Problem description
Transcribe every line exactly and omit anything that is a picture.
--- start ---
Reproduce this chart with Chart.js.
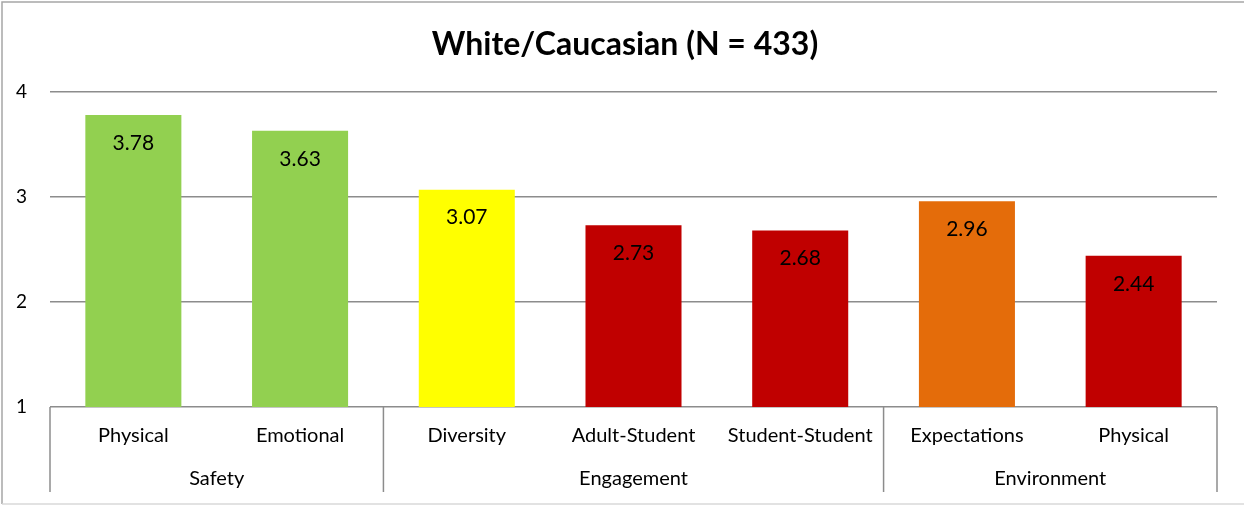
<!DOCTYPE html>
<html>
<head>
<meta charset="utf-8">
<script src="https://cdn.jsdelivr.net/npm/chart.js@4"></script>
<style>
  body { margin: 0; background: #fff; }
  #wrap { width: 1244px; height: 505px; position: relative; }
</style>
</head>
<body>
<div id="wrap"><canvas id="myChart" width="1244" height="505"></canvas></div>
<script>
const labels = ['Physical', 'Emotional', 'Diversity', 'Adult-Student', 'Student-Student', 'Expectations', 'Physical'];
const groups = ['Safety', 'Engagement', 'Environment'];
const groupSizes = [2, 3, 2];
const values = [3.78, 3.63, 3.07, 2.73, 2.68, 2.96, 2.44];
const barColors = ['#92D050', '#92D050', '#FFFF00', '#C00000', '#C00000', '#E46C0A', '#C00000'];
const yTicks = [1, 2, 3, 4];

const FONT = 'Lato, "Open Sans", sans-serif';

// border, title, value labels and the grouped axis
const extras = {
    id: 'extras',
    afterDraw(chart) {
        const ctx = chart.ctx;
        const area = chart.chartArea;
        const x = chart.scales.x;
        ctx.save();

        // outer frame
        ctx.strokeStyle = '#A6A6A6';
        ctx.lineWidth = 1.5;
        ctx.beginPath();
        ctx.moveTo(2, 504);
        ctx.lineTo(2, 2);
        ctx.lineTo(1244, 2);
        ctx.stroke();
        ctx.strokeStyle = '#D9D9D9';
        ctx.beginPath();
        ctx.moveTo(2, 504);
        ctx.lineTo(1244, 504);
        ctx.stroke();

        // title
        ctx.fillStyle = '#000';
        ctx.font = 'bold 32px ' + FONT;
        ctx.textAlign = 'center';
        ctx.textBaseline = 'middle';
        ctx.fillText('White/Caucasian (N = 433)', 625, 45);

        // value labels inside bar tops
        ctx.font = '21px ' + FONT;
        const meta = chart.getDatasetMeta(0);
        meta.data.forEach((bar, i) => {
            ctx.fillText(values[i].toFixed(2), bar.x, bar.y + 28);
        });

        // group separators and group labels
        const bottom = area.bottom + 85;
        const edges = [area.left];
        let idx = 0;
        groupSizes.forEach((n, g) => {
            idx += n;
            if (idx < labels.length) {
                edges.push((x.getPixelForValue(idx - 1) + x.getPixelForValue(idx)) / 2);
            } else {
                edges.push(area.right);
            }
        });
        ctx.strokeStyle = '#8C8C8C';
        ctx.lineWidth = 1.5;
        edges.forEach(e => {
            ctx.beginPath();
            ctx.moveTo(e, area.bottom);
            ctx.lineTo(e, bottom);
            ctx.stroke();
        });
        ctx.font = '20px ' + FONT;
        groups.forEach((g, i) => {
            ctx.fillText(g, (edges[i] + edges[i + 1]) / 2, area.bottom + 72);
        });
        ctx.restore();
    }
};

new Chart(document.getElementById('myChart'), {
    type: 'bar',
    data: {
        labels: labels,
        datasets: [{
            data: values,
            backgroundColor: barColors,
            borderWidth: 0,
            barPercentage: 0.576,
            categoryPercentage: 1
        }]
    },
    options: {
        responsive: false,
        animation: false,
        layout: { padding: { top: 92, right: 27, left: 0, bottom: 0 } },
        plugins: {
            legend: { display: false },
            title: { display: false },
            tooltip: { enabled: false }
        },
        scales: {
            x: {
                grid: { display: false, drawTicks: false },
                border: { display: false },
                ticks: {
                    color: '#000',
                    font: { family: FONT, size: 20 },
                    padding: 17,
                    maxRotation: 0,
                    autoSkip: false
                },
                afterFit: s => { s.height = 98; }
            },
            y: {
                min: 1,
                max: 4,
                afterBuildTicks: s => { s.ticks = yTicks.map(v => ({ value: v })); },
                grid: { color: '#8C8C8C', lineWidth: 1.5, drawTicks: false },
                border: { display: false },
                ticks: {
                    color: '#000',
                    font: { family: FONT, size: 19 },
                    padding: 23
                },
                afterFit: s => { s.width = 50; }
            }
        }
    },
    plugins: [extras]
});
</script>
</body>
</html>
--- end ---
Right answer
Reproduce this chart with Chart.js.
<!DOCTYPE html>
<html>
<head>
<meta charset="utf-8">
<script src="https://cdn.jsdelivr.net/npm/chart.js@4"></script>
<style>
  body { margin: 0; background: #fff; }
  #wrap { width: 1244px; height: 505px; position: relative; }
</style>
</head>
<body>
<div id="wrap"><canvas id="myChart" width="1244" height="505"></canvas></div>
<script>
const labels = ['Physical', 'Emotional', 'Diversity', 'Adult-Student', 'Student-Student', 'Expectations', 'Physical'];
const groups = ['Safety', 'Engagement', 'Environment'];
const groupSizes = [2, 3, 2];
const values = [3.78, 3.63, 3.07, 2.73, 2.68, 2.96, 2.44];
const barColors = ['#92D050', '#92D050', '#FFFF00', '#C00000', '#C00000', '#E46C0A', '#C00000'];
const yTicks = [1, 2, 3, 4];

const FONT = 'Lato, "Open Sans", sans-serif';

// border, title, value labels and the grouped axis
const extras = {
    id: 'extras',
    afterDraw(chart) {
        const ctx = chart.ctx;
        const area = chart.chartArea;
        const x = chart.scales.x;
        ctx.save();

        // outer frame
        ctx.strokeStyle = '#A6A6A6';
        ctx.lineWidth = 1.5;
        ctx.beginPath();
        ctx.moveTo(2, 504);
        ctx.lineTo(2, 2);
        ctx.lineTo(1244, 2);
        ctx.stroke();
        ctx.strokeStyle = '#D9D9D9';
        ctx.beginPath();
        ctx.moveTo(2, 504);
        ctx.lineTo(1244, 504);
        ctx.stroke();

        // title
        ctx.fillStyle = '#000';
        ctx.font = 'bold 32px ' + FONT;
        ctx.textAlign = 'center';
        ctx.textBaseline = 'middle';
        ctx.fillText('White/Caucasian (N = 433)', 625, 45);

        // value labels inside bar tops
        ctx.font = '21px ' + FONT;
        const meta = chart.getDatasetMeta(0);
        meta.data.forEach((bar, i) => {
            ctx.fillText(values[i].toFixed(2), bar.x, bar.y + 28);
        });

        // group separators and group labels
        const bottom = area.bottom + 85;
        const edges = [area.left];
        let idx = 0;
        groupSizes.forEach((n, g) => {
            idx += n;
            if (idx < labels.length) {
                edges.push((x.getPixelForValue(idx - 1) + x.getPixelForValue(idx)) / 2);
            } else {
                edges.push(area.right);
            }
        });
        ctx.strokeStyle = '#8C8C8C';
        ctx.lineWidth = 1.5;
        edges.forEach(e => {
            ctx.beginPath();
            ctx.moveTo(e, area.bottom);
            ctx.lineTo(e, bottom);
            ctx.stroke();
        });
        ctx.font = '20px ' + FONT;
        groups.forEach((g, i) => {
            ctx.fillText(g, (edges[i] + edges[i + 1]) / 2, area.bottom + 72);
        });
        ctx.restore();
    }
};

new Chart(document.getElementById('myChart'), {
    type: 'bar',
    data: {
        labels: labels,
        datasets: [{
            data: values,
            backgroundColor: barColors,
            borderWidth: 0,
            barPercentage: 0.576,
            categoryPercentage: 1
        }]
    },
    options: {
        responsive: false,
        animation: false,
        layout: { padding: { top: 92, right: 27, left: 0, bottom: 0 } },
        plugins: {
            legend: { display: false },
            title: { display: false },
            tooltip: { enabled: false }
        },
        scales: {
            x: {
                grid: { display: false, drawTicks: false },
                border: { display: false },
                ticks: {
                    color: '#000',
                    font: { family: FONT, size: 20 },
                    padding: 17,
                    maxRotation: 0,
                    autoSkip: false
                },
                afterFit: s => { s.height = 98; }
            },
            y: {
                min: 1,
                max: 4,
                afterBuildTicks: s => { s.ticks = yTicks.map(v => ({ value: v })); },
                grid: { color: '#8C8C8C', lineWidth: 1.5, drawTicks: false },
                border: { display: false },
                ticks: {
                    color: '#000',
                    font: { family: FONT, size: 19 },
                    padding: 23
                },
                afterFit: s => { s.width = 50; }
            }
        }
    },
    plugins: [extras]
});
</script>
</body>
</html>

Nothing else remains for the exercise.